Despite years of close economic and cultural relations, the United Arab Emirates and Iran have been in opposite camps in regional politics. The UAE has taken a negative stance towards Iran, particularly in the post-2011 period, thanks to the support of the US, Israel and Saudi Arabia. The UAE Crown Prince Sheikh Mohammed bin Zayed’s tough policies toward Tehran even caused a rift between the leaders of Dubai and Abu Dhabi, as the former Emirate significantly felt the economic losses caused by escalating tensions with Iran.
There are, however, signs that the UAE has been changing its strategy toward Tehran. The initial signs of this possible shift were observed last May. On May 12, Emirati and international oil vessels at the Port of Fujairah were attacked by an unidentified source. While regional and global actors rushed to blame Iran for the attack, the UAE was cautious to blame any party. A few days after the attacks, Anwar Gargash, the Minister of State for Foreign Affairs of the UAE, announced that the UAE did not want to escalate tensions with Iran. Subsequently, following an investigation into the event, the UAE announced that a “state actor might be responsible for the attack” not mentioning Iran by name.
The UAE then went on to reduce its military presence in Yemen on 8 June. Although it consulted with Saudi Arabia, the UAE’s Yemen move was an upsetting decision for Saudi Arabia, as Riyadh had a long-term strategy to confront Iranian backed Houthis in Yemen. Abu Dhabi’s decision was also a sign of diverging views between Saudi and Emirati leadership on regional politics, particularly regarding the strategies toward Iran.
In another unprecedented move, in late June, a UAE delegation arrived in Tehran to discuss issues related to maritime security in the Gulf, border problems, illegal crossings, fishermen issues, mutual visits by citizens of the two countries and other issues regarding territorial waters. By sending a delegation to Iran, the UAE showed that a new strategy was in the making toward Tehran. While this was the first delegation from Abu Dhabi to Tehran to discuss these issues since 2013, the Iranian media framed the visit as a “Mission of Peace”.

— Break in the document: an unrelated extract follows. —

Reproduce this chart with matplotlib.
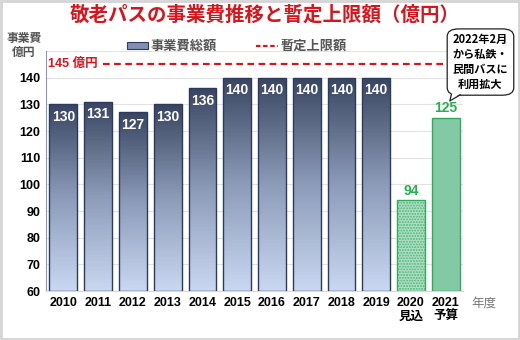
import numpy as np
import matplotlib.pyplot as plt
from matplotlib.colors import LinearSegmentedColormap
from matplotlib.patches import FancyBboxPatch, Polygon, Rectangle
from matplotlib.lines import Line2D

plt.rcParams['font.family'] = ['Liberation Sans', 'Noto Sans CJK JP', 'DejaVu Sans']
plt.rcParams['hatch.linewidth'] = 0.4

years = ['2010', '2011', '2012', '2013', '2014', '2015', '2016', '2017', '2018', '2019',
         '2020\n見込', '2021\n予算']
costs = [130, 131, 127, 130, 136, 140, 140, 140, 140, 140, 94, 125]
cap = 145
title = '敬老パスの事業費推移と暫定上限額（億円）'
note = '2022年2月\nから私鉄・\n民間バスに\n利用拡大'

navy_cmap = LinearSegmentedColormap.from_list('navy', ['#c9d7f1', '#8c9bb8', '#3a4661'])
green = '#82caa3'
green_edge = '#33a95e'
red = '#d9141c'

fig = plt.figure(figsize=(5.2, 3.4), dpi=100)
ax = fig.add_axes([0.0885, 0.144, 0.802, 0.706])

x = np.arange(len(years))
base = 60
n_hist = 10
bars = ax.bar(x, np.array(costs) - base, bottom=base, width=0.8, zorder=3)

for i, b in enumerate(bars):
    if i < n_hist:
        b.set_facecolor('none')
        b.set_edgecolor('#2c3a5e')
        b.set_linewidth(1.0)
        grad = np.linspace(1, 0, 100).reshape(-1, 1)
        im = ax.imshow(grad, cmap=navy_cmap, aspect='auto', zorder=2.5,
                       extent=[b.get_x(), b.get_x() + b.get_width(), base, costs[i]])
        im.set_clip_path(b)
        ax.annotate(str(costs[i]), (x[i], costs[i]), xytext=(0, -4), textcoords='offset points',
                    ha='center', va='top', color='white', fontsize=10, fontweight='bold', zorder=5)
    else:
        b.set_facecolor(green)
        b.set_edgecolor(green_edge)
        b.set_linewidth(1.0)
        if i == n_hist:
            # dotted texture under the outline
            b.set_facecolor('none')
            ax.bar(x[i], costs[i] - base, bottom=base, width=0.8, facecolor='#acdec2',
                   edgecolor='#6cc08f', linewidth=0, hatch='oooooo', zorder=2.8)
        ax.annotate(str(costs[i]), (x[i], costs[i]), xytext=(0, 2), textcoords='offset points',
                    ha='center', va='bottom', color='#25b050', fontsize=10, fontweight='bold', zorder=5)

# provisional cap
ax.hlines(cap, 1.15, 11.0, colors=red, linestyles=(0, (3, 2)), linewidth=1.6, zorder=4)
ax.text(-0.45, cap, '145 億円', color=red, fontsize=9, fontweight='bold', va='center', ha='left', zorder=5)

ax.set_xlim(-0.5, 11.5)
ax.set_ylim(60, 150)
ax.set_yticks(range(60, 150, 10))
ax.set_xticks(x)
ax.set_xticklabels(years)
ax.tick_params(axis='both', length=0, labelsize=9, pad=4)
for t in ax.get_xticklabels() + ax.get_yticklabels():
    t.set_fontweight('bold')
ax.grid(axis='y', color='#e2e2e2', linewidth=0.8, zorder=0)
ax.axhline(150, color='#e2e2e2', linewidth=0.8, zorder=0)
for s in ['top', 'right']:
    ax.spines[s].set_visible(False)
ax.spines['left'].set_color('#8a96b4')
ax.spines['bottom'].set_color('#d8d8d8')

# legend
handles = [Rectangle((0, 0), 1, 1, facecolor='#7f90b4', edgecolor='#2c3a5e', linewidth=0.8),
           Line2D([], [], color=red, linestyle=(0, (2, 1.2)), linewidth=1.6)]
leg = fig.legend(handles, ['事業費総額', '暫定上限額'], loc='center', bbox_to_anchor=(0.455, 0.862),
                 ncol=2, frameon=False, fontsize=9.5, handlelength=1.6, handleheight=0.4,
                 columnspacing=3.0, handletextpad=0.2, labelcolor='#555555')
for t in leg.get_texts():
    t.set_fontweight('bold')

fig.text(0.51, 0.955, title, color=red, fontsize=14, fontweight='bold', ha='center', va='center',
         family=['Noto Sans CJK JP'])
fig.text(0.046, 0.865, '事業費\n億円', color='#555555', fontsize=8.5, fontweight='bold',
         ha='center', va='center', linespacing=1.2)
fig.text(0.93, 0.108, '年度', color='#777777', fontsize=9, ha='center', va='center')

# callout box
box = FancyBboxPatch((0.860, 0.72), 0.128, 0.195, boxstyle='round,pad=0,rounding_size=0.022',
                     transform=fig.transFigure, facecolor='white', edgecolor='#222222',
                     linewidth=0.9, zorder=10)
fig.patches.append(box)
tail = Polygon([(0.868, 0.725), (0.865, 0.703), (0.885, 0.725)], closed=False,
               transform=fig.transFigure, facecolor='white', edgecolor='none', zorder=11)
fig.patches.append(tail)
fig.lines.append(Line2D([0.868, 0.865, 0.885], [0.722, 0.703, 0.721], transform=fig.transFigure,
                        color='#222222', linewidth=0.9, zorder=12))
fig.text(0.924, 0.818, note, fontsize=8.0, fontweight='bold', ha='center', va='center',
         linespacing=1.2, zorder=13, family=['Noto Sans CJK JP'])

# outer frame
fig.patches.append(Rectangle((0.002, 0.003), 0.996, 0.994, transform=fig.transFigure,
                             facecolor='none', edgecolor='#d4d4d4', linewidth=2))

fig.savefig('out.png', dpi=100)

There are several main reasons behind this possible policy shift by the UAE toward Iran. First of all, the UAE leadership realized that it is not ready for a direct confrontation with Iran. Despite years long defence spending, the UAE’s military capabilities are still limited. In case of a confrontation with Iran, the UAE would face serious damage, as it would be a direct target for Iranian attacks. This was also visible in the campaign in Yemen. Iranian supported Houthis could attack targets inside Saudi Arabia. This means that if they wish, their missiles can reach UAE cities as well.
It is a question whether Iran will positively respond to UAE’s likely rapprochement following long years of hostility.
Secondly, there is a problem of trust by the UAE regarding the future of its allies, such as the US, Israel and Saudi Arabia. It is not certain that the US President Donald Trump will win the next presidential election in 2020, and there is political uncertainty in Israel, which will hold another round of elections. Saudi Arabia’s leadership has also been facing strong criticism globally, particularly after the killing of Jamal Khashoggi in October 2018 in Saudi Consulate in Istanbul. Without an environment of trust, the UAE leadership would not want to face a direct confrontation with Iran, as it would be left alone in its struggle if other allies have their own priorities.
Another reason for the UAE’s possible repositioning of itself against Iran is the fact that Tehran has proved itself as a regional power, as it has successfully held on to its campaigns on many fronts. Iranian supported Houthis have kept their position in Yemen while they prevented Saudi Arabia from taking control of major cities in the country. In addition to that, while Tehran’s influence over Iraq has grown to an unexpected level, Iran continued to keep good relations with countries like Turkey and Qatar. More recently, Iran has also shown its muscles in the Strait of Hormuz as the Revolutionary Guards seized a British vessel in retaliation for Britain’s decision to seize an Iranian vessel in the strait of Gibraltar. This was a clear sign to global actors that Iran would do whatever was necessary to continue its control over the Strait of Hormuz and would not tolerate any aggression toward itself.
The safe passage of ships through the Strait of Hormuz is also a red line for the United Arab Emirates. The UAE’s efforts to become a strategic player in maritime trade is very much dependent on safety in the Strait of Hormuz. The UAE would not risk the success of the Port of Jebal Ali as major trade hub in the region. The Strait of Hormuz is also important for the oil exports of the UAE to global markets. Therefore, Abu Dhabi would prefer de-escalation with Iran in order to keep its maritime trade on track.
Despite these motivations the UAE’s decision to redesign its strategy toward Iran would not be welcomed by Saudi Arabia, the US, and Israel—countries that see Tehran as the main enemy in the region. It seems that the anti-Iranian camp would hardly change its current policy toward Tehran as the US would likely toughen sanctions against the Iranian regime. Therefore, it is not clear how the UAE will manage its relations with these countries while changing its strategy toward Iran. It is also another question whether Iran will positively respond to UAE’s likely rapprochement following years of hostility.